O segredo da mágica da redução da dívida

Acho graça quando bolsonaristas repercutem a narrativa de que o governo fez um “ajuste fiscal”, citando, para isso, o superávit primário de 2021 e a queda da relação dívida/PIB. Faz-me lembrar dos petistas que comemoravam o “espetáculo do crescimento” de Lula. Naquele tempo, os economistas amargurados insistiam que o crescimento na base de anabolizantes cobraria o seu preço em algum momento no futuro. A recessão de Dilma confirmou os prognósticos mais sombrios. Agora, esses mesmos economistas insistem que esse “ajuste fiscal” feito com base na surpresa inflacionária pode terminar muito mal.

Vamos entender o conceito. O grau de saúde fiscal de um país é medido pela trajetória da relação dívida/PIB. Se há uma estabilidade ou tendência de queda, os financiadores da dívida tendem a ficar calmos. Por outro lado, se a tendência é de aumento sem fim, os financiadores tendem a ficar nervosos, e pedem taxas de juros cada vez maiores para rolar a dívida. Pois bem: para que essa relação caia, é necessário que o PIB cresça acima da dívida, em termos nominais. O crescimento do PIB nominal, por sua vez, tem dois componentes: o seu crescimento real mais a inflação. Já o crescimento da dívida depende do tamanho das taxas de juros e de novas dívidas.

O que aconteceu em 2021? O PIB nominal cresceu cerca de 15%, sendo 4,5% real mais 10,5% da inflação. E o que aconteceu com a dívida? Como as taxas de juros perderam a corrida para a inflação (quem tem aplicação no Tesouro Direto sabe do que estou falando), a dívida cresceu menos do que o PIB. Além disso, as receitas do governo foram turbinadas pela inflação, ao passo que uma parte das despesas ficou congelada. Não é à toa que o funcionalismo público está indo para a greve.
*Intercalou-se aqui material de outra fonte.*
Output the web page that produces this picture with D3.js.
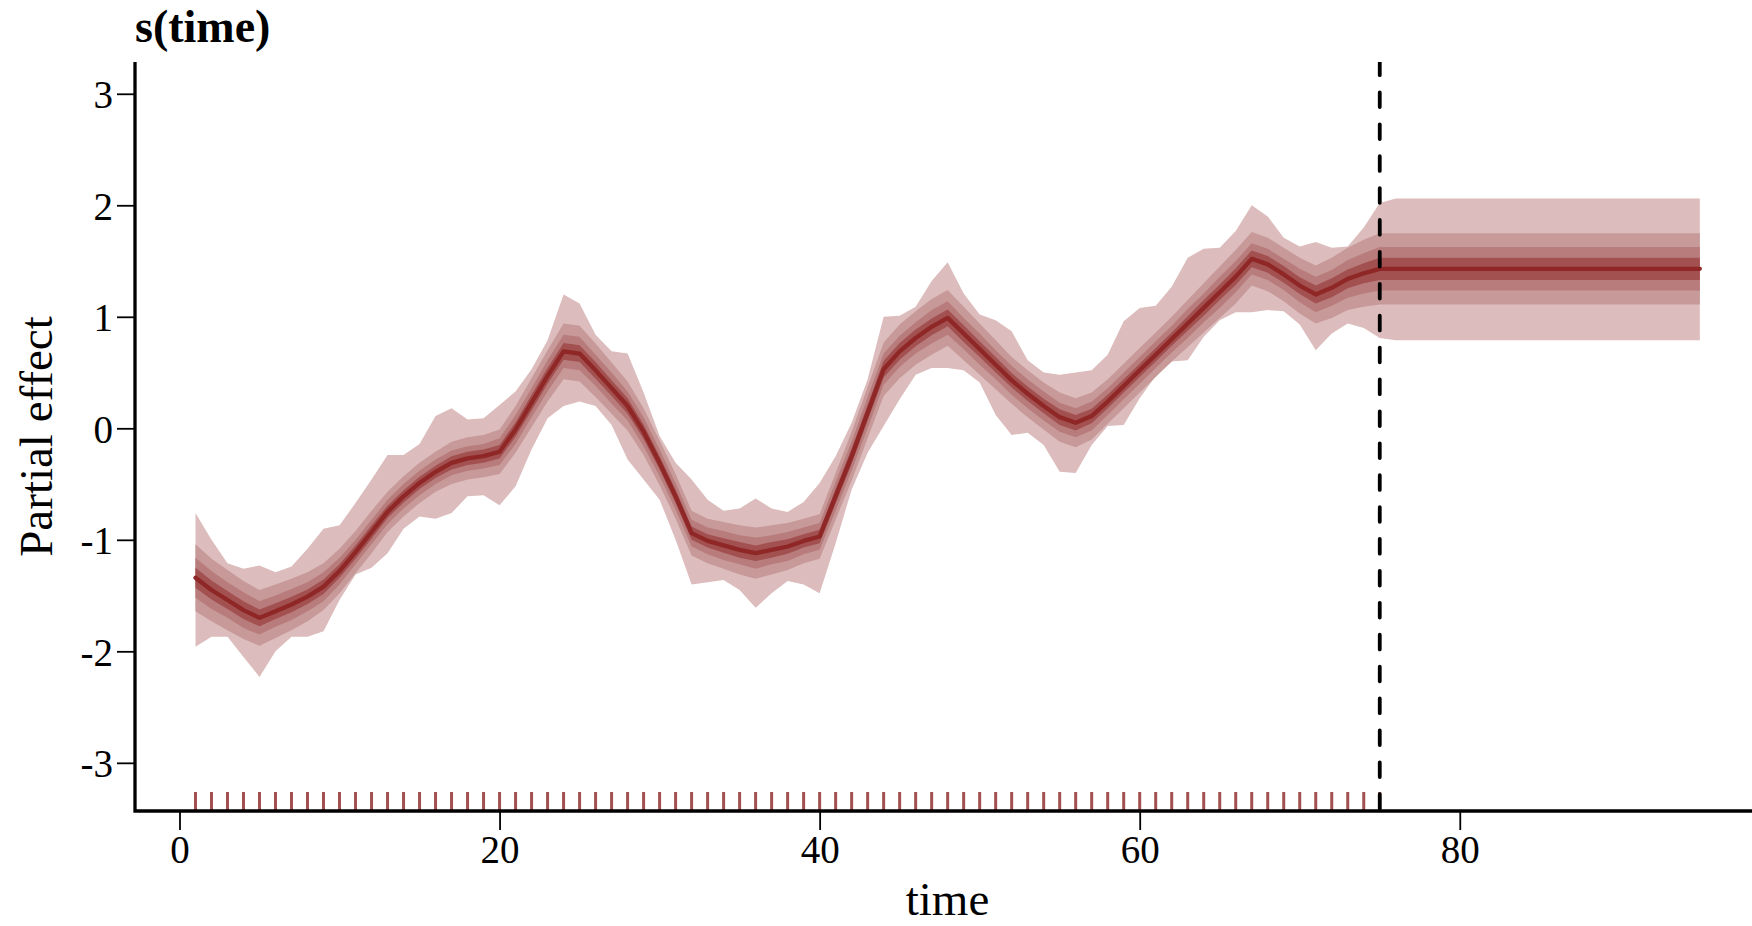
<!DOCTYPE html>
<html>
<head>
<meta charset="utf-8">
<style>
body { margin: 0; background: #ffffff; }
svg { display: block; }
</style>
</head>

<body></body>

<script src="https://d3js.org/d3.v7.min.js"></script>

<script>

// time points (1-75 observed, 76-95 forecast horizon)
var time = [1,2,3,4,5,6,7,8,9,10,11,12,13,14,15,16,17,18,19,20,
	21,22,23,24,25,26,27,28,29,30,31,32,33,34,35,36,37,38,39,40,
	41,42,43,44,45,46,47,48,49,50,51,52,53,54,55,56,57,58,59,60,
	61,62,63,64,65,66,67,68,69,70,71,72,73,74,75,
	76,77,78,79,80,81,82,83,84,85,86,87,88,89,90,91,92,93,94,95];

// observed times for the rug
var rugTimes = [1,2,3,4,5,6,7,8,9,10,11,12,13,14,15,16,17,18,19,20,
	21,22,23,24,25,26,27,28,29,30,31,32,33,34,35,36,37,38,39,40,
	41,42,43,44,45,46,47,48,49,50,51,52,53,54,55,56,57,58,59,60,
	61,62,63,64,65,66,67,68,69,70,71,72,73,74,75];

var lastObs = 75;

// posterior median of s(time)
var median = [-1.34,-1.45,-1.54,-1.63,-1.70,-1.64,-1.58,-1.51,-1.42,-1.28,
	-1.11,-0.93,-0.75,-0.61,-0.49,-0.39,-0.31,-0.27,-0.25,-0.21,
	-0.01,0.23,0.47,0.69,0.67,0.52,0.36,0.20,-0.03,-0.31,
	-0.61,-0.94,-1.01,-1.05,-1.09,-1.12,-1.09,-1.06,-1.01,-0.97,
	-0.61,-0.25,0.14,0.53,0.69,0.81,0.91,0.99,0.85,0.71,
	0.57,0.43,0.31,0.20,0.10,0.05,0.11,0.24,0.38,0.52,
	0.66,0.80,0.94,1.08,1.22,1.36,1.52,1.47,1.38,1.28,
	1.20,1.26,1.34,1.39,1.43,
	1.43,1.43,1.43,1.43,1.43,1.43,1.43,1.43,1.43,1.43,
	1.43,1.43,1.43,1.43,1.43,1.43,1.43,1.43,1.43,1.43];

// outer interval (5% / 95%)
var lower95 = [-1.96,-1.87,-1.87,-2.05,-2.23,-2.00,-1.87,-1.87,-1.82,-1.54,
	-1.31,-1.25,-1.12,-0.90,-0.79,-0.81,-0.76,-0.61,-0.60,-0.69,
	-0.52,-0.19,0.09,0.20,0.24,0.20,0.03,-0.28,-0.46,-0.64,
	-1.00,-1.40,-1.38,-1.36,-1.45,-1.61,-1.48,-1.37,-1.40,-1.48,
	-1.03,-0.55,-0.22,0.02,0.26,0.48,0.54,0.54,0.52,0.41,
	0.12,-0.06,-0.04,-0.15,-0.39,-0.40,-0.15,0.02,0.03,0.27,
	0.47,0.60,0.61,0.82,0.97,1.04,1.04,1.06,1.05,0.93,
	0.70,0.85,0.94,0.90,0.81,
	0.79,0.79,0.79,0.79,0.79,0.79,0.79,0.79,0.79,0.79,
	0.79,0.79,0.79,0.79,0.79,0.79,0.79,0.79,0.79,0.79];

var upper95 = [-0.76,-1.00,-1.21,-1.26,-1.23,-1.29,-1.24,-1.08,-0.90,-0.87,
	-0.67,-0.46,-0.24,-0.24,-0.14,0.11,0.18,0.08,0.09,0.21,
	0.33,0.53,0.79,1.20,1.12,0.84,0.69,0.67,0.32,-0.07,
	-0.31,-0.46,-0.64,-0.74,-0.72,-0.63,-0.72,-0.75,-0.66,-0.49,
	-0.25,0.05,0.44,1.00,1.01,1.09,1.32,1.49,1.21,1.02,
	0.97,0.87,0.61,0.50,0.48,0.50,0.52,0.66,0.96,1.08,
	1.10,1.27,1.53,1.61,1.62,1.77,2.00,1.90,1.71,1.63,
	1.67,1.62,1.63,1.80,2.02,
	2.06,2.06,2.06,2.06,2.06,2.06,2.06,2.06,2.06,2.06,
	2.06,2.06,2.06,2.06,2.06,2.06,2.06,2.06,2.06,2.06];

// half widths of the inner intervals (20-80, 30-70, 40-60) around the median
var half80 = [0.30,0.28,0.27,0.26,0.25,0.24,0.23,0.22,0.21,0.20,
	0.19,0.19,0.18,0.18,0.18,0.18,0.19,0.19,0.19,0.20,
	0.21,0.22,0.23,0.25,0.25,0.24,0.23,0.22,0.21,0.20,
	0.20,0.20,0.20,0.21,0.22,0.23,0.22,0.21,0.20,0.20,
	0.21,0.22,0.23,0.24,0.24,0.24,0.25,0.25,0.24,0.23,
	0.22,0.21,0.21,0.21,0.22,0.22,0.21,0.20,0.20,0.20,
	0.20,0.20,0.21,0.22,0.23,0.24,0.24,0.24,0.24,0.25,
	0.26,0.27,0.28,0.30,0.32,
	0.32,0.32,0.32,0.32,0.32,0.32,0.32,0.32,0.32,0.32,
	0.32,0.32,0.32,0.32,0.32,0.32,0.32,0.32,0.32,0.32];

var half70 = [0.18,0.17,0.16,0.16,0.15,0.14,0.14,0.13,0.13,0.12,
	0.11,0.11,0.11,0.11,0.11,0.11,0.11,0.11,0.11,0.12,
	0.13,0.13,0.14,0.15,0.15,0.14,0.14,0.13,0.13,0.12,
	0.12,0.12,0.12,0.13,0.13,0.14,0.13,0.13,0.12,0.12,
	0.13,0.13,0.14,0.14,0.14,0.14,0.15,0.15,0.14,0.14,
	0.13,0.13,0.13,0.13,0.13,0.13,0.13,0.12,0.12,0.12,
	0.12,0.12,0.13,0.13,0.14,0.14,0.14,0.14,0.14,0.15,
	0.16,0.16,0.17,0.18,0.195,
	0.195,0.195,0.195,0.195,0.195,0.195,0.195,0.195,0.195,0.195,
	0.195,0.195,0.195,0.195,0.195,0.195,0.195,0.195,0.195,0.195];

var half60 = [0.09,0.085,0.08,0.08,0.075,0.07,0.07,0.065,0.065,0.06,
	0.06,0.06,0.055,0.055,0.055,0.055,0.06,0.06,0.06,0.06,
	0.065,0.07,0.07,0.075,0.075,0.075,0.07,0.07,0.065,0.06,
	0.06,0.06,0.06,0.065,0.07,0.07,0.07,0.065,0.06,0.06,
	0.065,0.07,0.07,0.075,0.075,0.075,0.075,0.075,0.075,0.07,
	0.07,0.065,0.065,0.065,0.07,0.07,0.065,0.06,0.06,0.06,
	0.06,0.06,0.065,0.07,0.07,0.075,0.075,0.075,0.075,0.075,
	0.08,0.085,0.085,0.09,0.10,
	0.10,0.10,0.10,0.10,0.10,0.10,0.10,0.10,0.10,0.10,
	0.10,0.10,0.10,0.10,0.10,0.10,0.10,0.10,0.10,0.10];

var xTicks = [0, 20, 40, 60, 80];
var yTicks = [-3, -2, -1, 0, 1, 2, 3];

var width = 1752, height = 926;
var plotLeft = 135, plotRight = 1760, plotTop = 62, plotBottom = 811;
var serif = "'Liberation Serif', 'Times New Roman', Times, serif";

var xScale = d3.scaleLinear()
		.domain([-2.78, 98.76])
		.range([plotLeft, plotRight]);

var yScale = d3.scaleLinear()
		.domain([-3.432, 3.285])
		.range([plotBottom, plotTop]);

var rows = time.map((t, i) => ({
	t: t, med: median[i], lo: lower95[i], hi: upper95[i],
	w80: half80[i], w70: half70[i], w60: half60[i]
}));

var svg = d3.select("body").append("svg")
	.attr("width", width)
	.attr("height", height);

svg.append("defs").append("clipPath")
	.attr("id", "plotclip")
      .append("rect")
	.attr("x", plotLeft)
	.attr("y", plotTop)
	.attr("width", plotRight - plotLeft)
	.attr("height", plotBottom - plotTop);

// credible bands, widest first
var bands = [
	{fill: "#DCBCBC", lo: d => d.lo, hi: d => d.hi},
	{fill: "#C79999", lo: d => d.med - d.w80, hi: d => d.med + d.w80},
	{fill: "#B97C7C", lo: d => d.med - d.w70, hi: d => d.med + d.w70},
	{fill: "#A25050", lo: d => d.med - d.w60, hi: d => d.med + d.w60}
];

bands.forEach(b => {
	var area = d3.area()
		.x(d => xScale(d.t))
		.y0(d => yScale(b.lo(d)))
		.y1(d => yScale(b.hi(d)));
	svg.append("path")
		.datum(rows)
		.attr("fill", b.fill)
		.attr("stroke", "none")
		.attr("d", area);
});

var line = d3.line()
	.x(d => xScale(d.t))
	.y(d => yScale(d.med));

svg.append("path")
	.datum(rows)
	.attr("fill", "none")
	.attr("stroke", "#8F2727")
	.attr("stroke-width", 4.3)
	.attr("stroke-linecap", "round")
	.attr("stroke-linejoin", "round")
	.attr("d", line);

// rug of observed times
svg.append("g").selectAll("line")
	.data(rugTimes)
      .enter().append("line")
	.attr("x1", d => xScale(d))
	.attr("x2", d => xScale(d))
	.attr("y1", plotBottom)
	.attr("y2", plotBottom - 19)
	.attr("stroke", "#A25050")
	.attr("stroke-width", 3);

// end of training data
svg.append("line")
	.attr("clip-path", "url(#plotclip)")
	.attr("x1", xScale(lastObs))
	.attr("x2", xScale(lastObs))
	.attr("y1", plotTop)
	.attr("y2", plotBottom)
	.attr("stroke", "#000")
	.attr("stroke-width", 3.8)
	.attr("stroke-linecap", "round")
	.attr("stroke-dasharray", "14.7 17.2")
	.attr("stroke-dashoffset", 1.5);

// axes
var yAxis = svg.append("g")
	.attr("transform", "translate(" + plotLeft + ",0)")
	.call(d3.axisLeft(yScale).tickValues(yTicks).tickSize(18).tickPadding(4)
		.tickFormat(d => String(d)));

var xAxis = svg.append("g")
	.attr("transform", "translate(0," + plotBottom + ")")
	.call(d3.axisBottom(xScale).tickValues(xTicks).tickSize(19).tickPadding(5)
		.tickFormat(d => String(d)));

[yAxis, xAxis].forEach(g => {
	g.select(".domain").remove();
	g.selectAll(".tick line").attr("stroke", "#000").attr("stroke-width", 1.8);
	g.selectAll("text")
		.attr("fill", "#000")
		.attr("font-family", serif)
		.attr("font-size", 39);
});
yAxis.selectAll("text").attr("dy", "0.36em");

svg.append("path")
	.attr("d", "M" + plotLeft + "," + plotTop + "V" + plotBottom + "H" + width)
	.attr("fill", "none")
	.attr("stroke", "#000")
	.attr("stroke-width", 3.3)
	.attr("stroke-linejoin", "miter");

// labels
svg.append("text")
	.attr("x", 135)
	.attr("y", 42)
	.attr("font-family", serif)
	.attr("font-size", 46)
	.attr("font-weight", "bold")
	.text("s(time)");

svg.append("text")
	.attr("x", (plotLeft + plotRight) / 2)
	.attr("y", 915)
	.attr("text-anchor", "middle")
	.attr("font-family", serif)
	.attr("font-size", 47)
	.text("time");

svg.append("text")
	.attr("transform", "translate(52," + ((plotTop + plotBottom) / 2) + ") rotate(-90)")
	.attr("text-anchor", "middle")
	.attr("font-family", serif)
	.attr("font-size", 47)
	.text("Partial effect");

</script>

</html>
Então, tivemos aumento do PIB nominal maior que da dívida, e aumento da receita maior que da despesa. Tudo graças à inflação, ao rendimento pífio das aplicações financeiras e ao congelamento do salário do funcionalismo.

Aqui entra a manchete da reportagem do Valor.

A surpresa inflacionária de março pode estar indicando que teremos, mais uma vez, um efeito inflacionário sobre a dívida pública, diminuindo a relação dívida/PIB em 2022 a exemplo do que ocorreu em 2021. Note, e isso é de grande importância, que não estamos falando de inflação, mas de “surpresa inflacionária”. Para que a mágica funcione, é preciso que a inflação pegue de surpresa os agentes econômicos, não dando tempo de repassar para os juros a surpresa na inflação. Se não há surpresa, a dívida cresce tanto quanto o PIB, e não há efeito sobre a relação dívida/PIB.

Em um país com instituições monetárias funcionando, o BC reage ao aumento da inflação aumentando os juros mais do que proporcionalmente. Então, no 2o tempo do jogo temos a dívida crescendo mais do que o PIB, seja porque o seu custo aumenta, seja porque a atividade econômica se desacelera, diminuindo o crescimento da arrecadação. Sem contar as reposições salariais da inflação passada. Ou alguém acha que é possível manter os salários dos servidores públicos congelados para sempre?

Assim, para manter a bicicleta em pé, é necessário sempre produzir novas surpresas inflacionárias. Esta era a dinâmica da época da hiperinflação, em que a inflação andava ”aos saltos”, sempre mantendo os agentes econômicos desfasados em relação ao grande vencedor no processo, a dívida do governo. Esta também era a dinâmica do processo de “crescimento” dos governos do PT, que necessitava de cada vez mais estímulos para manter a bicicleta em pé, até que o dinheiro acabou.

Comemorar a “redução da dívida” feita com base em surpresa inflacionária é o mesmo que comemorar gol claramente ilegal. A diferença é que, no futebol, o próximo jogo começa no 0 x 0 e não existe a obrigação de “compensar” o gol roubado. Já na economia, as distorções se acumulam de um jogo para o seguinte e, mais cedo ou mais tarde, precisarão ser compensadas. Pelo bem ou pelo mal.